• **YOUR OBJECTIVE**:
Write out the listing below in full and exactly, leaving out every picture.

## Start STORED DATA

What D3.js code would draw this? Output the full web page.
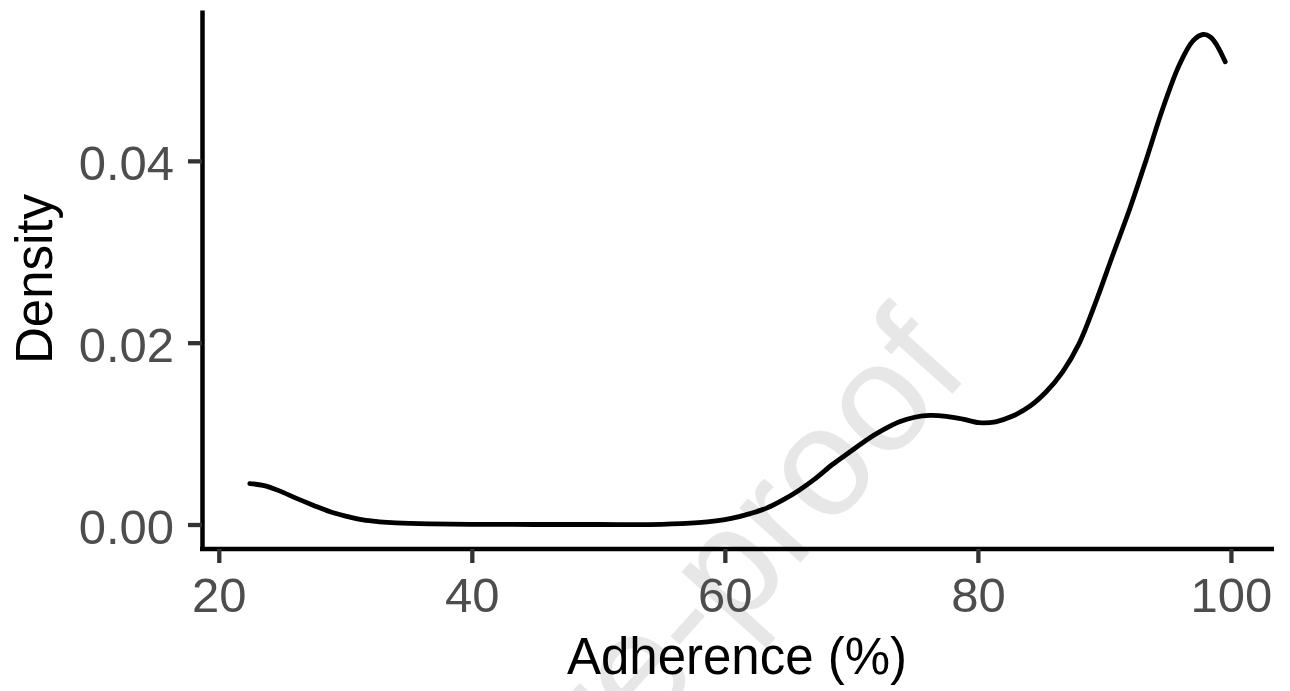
<!DOCTYPE html>
<html lang="en">
<head>
    <meta charset="UTF-8">
    <title>Adherence density</title>
    <script src="https://cdn.jsdelivr.net/npm/d3@7"></script>
    <style>
        body { margin: 0; background: #fff; }
        .tick text { font-family: 'Liberation Sans', Arial, sans-serif; font-size: 49px; fill: #4d4d4d; }
        .tick line { stroke: #333; stroke-width: 4.3; }
        .domain { stroke: #000; stroke-width: 4.5; }
        .titulo { font-family: 'Liberation Sans', Arial, sans-serif; font-size: 51px; fill: #000; }
        .marca { font-family: 'Liberation Sans', Arial, sans-serif; font-size: 155px; fill: #e7e7e7; }
        .curva { fill: none; stroke: #000; stroke-width: 4.8; stroke-linecap: round; stroke-linejoin: round; }
    </style>
</head>
<body>
<div id="grafico"></div>
<script>

// density curve
var adherence = [22.45, 23.5, 24.8, 26.1, 27.5, 28.8, 30.1, 31.4, 32.7, 34.0, 36.7, 40, 45, 50, 55,
    57.9, 59.3, 60.6, 62.0, 63.3, 64.6, 65.9, 67.2, 68.5, 69.9, 71.2, 72.5, 73.8, 75.0, 76.2,
    77.5, 78.8, 80.1, 81.4, 82.7, 84.1, 85.4, 86.7, 88.0, 89.3, 90.6, 92.0, 93.3, 94.6, 95.9,
    97.0, 97.8, 98.4, 98.9, 99.55];
var density = [0.0045, 0.0043, 0.0037, 0.0029, 0.0021, 0.0014, 0.0009, 0.0005, 0.0003, 0.00018, 0.00007, 0.00002, 0, 0, 0.00002,
    0.0002, 0.0004, 0.0007, 0.0012, 0.0018, 0.0027, 0.0038, 0.0051, 0.0066, 0.0080, 0.0093, 0.0104, 0.0113, 0.0118, 0.0120,
    0.0119, 0.0116, 0.0112, 0.0113, 0.0119, 0.0130, 0.0146, 0.0168, 0.0199, 0.0244, 0.0294, 0.0347, 0.0401, 0.0457, 0.0505,
    0.0532, 0.0539, 0.0536, 0.0527, 0.0509];
var xTicks = [20, 40, 60, 80, 100];
var yTicks = [0, 0.02, 0.04];

var w = 1290;
var h = 691;

var puntos = adherence.map(function(d, i){ return [d, density[i]]; });

// ggplot style 5% expansion
var xExt = d3.extent(adherence);
var xPad = (xExt[1] - xExt[0]) * 0.05;
var yMax = d3.max(density);
var yPad = yMax * 0.05;

var xScale = d3.scaleLinear()
    .domain([xExt[0] - xPad, xExt[1] + xPad])
    .range([201, 1274]);

var yScale = d3.scaleLinear()
    .domain([-yPad, yMax + yPad])
    .range([549, 10]);

var grafico = d3.select("#grafico")
    .append("svg")
    .attr("width", w)
    .attr("height", h);

// watermark
grafico.append("text")
    .classed("marca", true)
    .attr("text-anchor", "end")
    .attr("transform", "translate(972,372) rotate(-48)")
    .text("Journal Pre-proof");

var ejeY = grafico.append("g")
    .attr("transform", "translate(202,0)")
    .call(d3.axisLeft(yScale).tickValues(yTicks).tickFormat(d3.format(".2f")).tickSize(14).tickSizeOuter(0).tickPadding(14));
ejeY.selectAll(".tick text").attr("dy", "0.38em");

var ejeX = grafico.append("g")
    .attr("transform", "translate(0,549)")
    .call(d3.axisBottom(xScale).tickValues(xTicks).tickSize(14).tickSizeOuter(0).tickPadding(14));

ejeX.select(".domain").attr("d", "M200,0H" + xScale.range()[1]);

var linea = d3.line()
    .x(function(d){ return xScale(d[0]); })
    .y(function(d){ return yScale(d[1]); })
    .curve(d3.curveCatmullRom);

grafico.append("path")
    .datum(puntos)
    .classed("curva", true)
    .attr("d", linea);

grafico.append("text")
    .classed("titulo", true)
    .attr("x", 737)
    .attr("y", 674)
    .attr("text-anchor", "middle")
    .text("Adherence (%)");

grafico.append("text")
    .classed("titulo", true)
    .attr("transform", "translate(52,279) rotate(-90)")
    .attr("text-anchor", "middle")
    .text("Density");

</script>
</body>
</html>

## End STORED DATA

• **REPLY TO THE EXERCISE**:
What D3.js code would draw this? Output the full web page.
<!DOCTYPE html>
<html lang="en">
<head>
    <meta charset="UTF-8">
    <title>Adherence density</title>
    <script src="https://cdn.jsdelivr.net/npm/d3@7"></script>
    <style>
        body { margin: 0; background: #fff; }
        .tick text { font-family: 'Liberation Sans', Arial, sans-serif; font-size: 49px; fill: #4d4d4d; }
        .tick line { stroke: #333; stroke-width: 4.3; }
        .domain { stroke: #000; stroke-width: 4.5; }
        .titulo { font-family: 'Liberation Sans', Arial, sans-serif; font-size: 51px; fill: #000; }
        .marca { font-family: 'Liberation Sans', Arial, sans-serif; font-size: 155px; fill: #e7e7e7; }
        .curva { fill: none; stroke: #000; stroke-width: 4.8; stroke-linecap: round; stroke-linejoin: round; }
    </style>
</head>
<body>
<div id="grafico"></div>
<script>

// density curve
var adherence = [22.45, 23.5, 24.8, 26.1, 27.5, 28.8, 30.1, 31.4, 32.7, 34.0, 36.7, 40, 45, 50, 55,
    57.9, 59.3, 60.6, 62.0, 63.3, 64.6, 65.9, 67.2, 68.5, 69.9, 71.2, 72.5, 73.8, 75.0, 76.2,
    77.5, 78.8, 80.1, 81.4, 82.7, 84.1, 85.4, 86.7, 88.0, 89.3, 90.6, 92.0, 93.3, 94.6, 95.9,
    97.0, 97.8, 98.4, 98.9, 99.55];
var density = [0.0045, 0.0043, 0.0037, 0.0029, 0.0021, 0.0014, 0.0009, 0.0005, 0.0003, 0.00018, 0.00007, 0.00002, 0, 0, 0.00002,
    0.0002, 0.0004, 0.0007, 0.0012, 0.0018, 0.0027, 0.0038, 0.0051, 0.0066, 0.0080, 0.0093, 0.0104, 0.0113, 0.0118, 0.0120,
    0.0119, 0.0116, 0.0112, 0.0113, 0.0119, 0.0130, 0.0146, 0.0168, 0.0199, 0.0244, 0.0294, 0.0347, 0.0401, 0.0457, 0.0505,
    0.0532, 0.0539, 0.0536, 0.0527, 0.0509];
var xTicks = [20, 40, 60, 80, 100];
var yTicks = [0, 0.02, 0.04];

var w = 1290;
var h = 691;

var puntos = adherence.map(function(d, i){ return [d, density[i]]; });

// ggplot style 5% expansion
var xExt = d3.extent(adherence);
var xPad = (xExt[1] - xExt[0]) * 0.05;
var yMax = d3.max(density);
var yPad = yMax * 0.05;

var xScale = d3.scaleLinear()
    .domain([xExt[0] - xPad, xExt[1] + xPad])
    .range([201, 1274]);

var yScale = d3.scaleLinear()
    .domain([-yPad, yMax + yPad])
    .range([549, 10]);

var grafico = d3.select("#grafico")
    .append("svg")
    .attr("width", w)
    .attr("height", h);

// watermark
grafico.append("text")
    .classed("marca", true)
    .attr("text-anchor", "end")
    .attr("transform", "translate(972,372) rotate(-48)")
    .text("Journal Pre-proof");

var ejeY = grafico.append("g")
    .attr("transform", "translate(202,0)")
    .call(d3.axisLeft(yScale).tickValues(yTicks).tickFormat(d3.format(".2f")).tickSize(14).tickSizeOuter(0).tickPadding(14));
ejeY.selectAll(".tick text").attr("dy", "0.38em");

var ejeX = grafico.append("g")
    .attr("transform", "translate(0,549)")
    .call(d3.axisBottom(xScale).tickValues(xTicks).tickSize(14).tickSizeOuter(0).tickPadding(14));

ejeX.select(".domain").attr("d", "M200,0H" + xScale.range()[1]);

var linea = d3.line()
    .x(function(d){ return xScale(d[0]); })
    .y(function(d){ return yScale(d[1]); })
    .curve(d3.curveCatmullRom);

grafico.append("path")
    .datum(puntos)
    .classed("curva", true)
    .attr("d", linea);

grafico.append("text")
    .classed("titulo", true)
    .attr("x", 737)
    .attr("y", 674)
    .attr("text-anchor", "middle")
    .text("Adherence (%)");

grafico.append("text")
    .classed("titulo", true)
    .attr("transform", "translate(52,279) rotate(-90)")
    .attr("text-anchor", "middle")
    .text("Density");

</script>
</body>
</html>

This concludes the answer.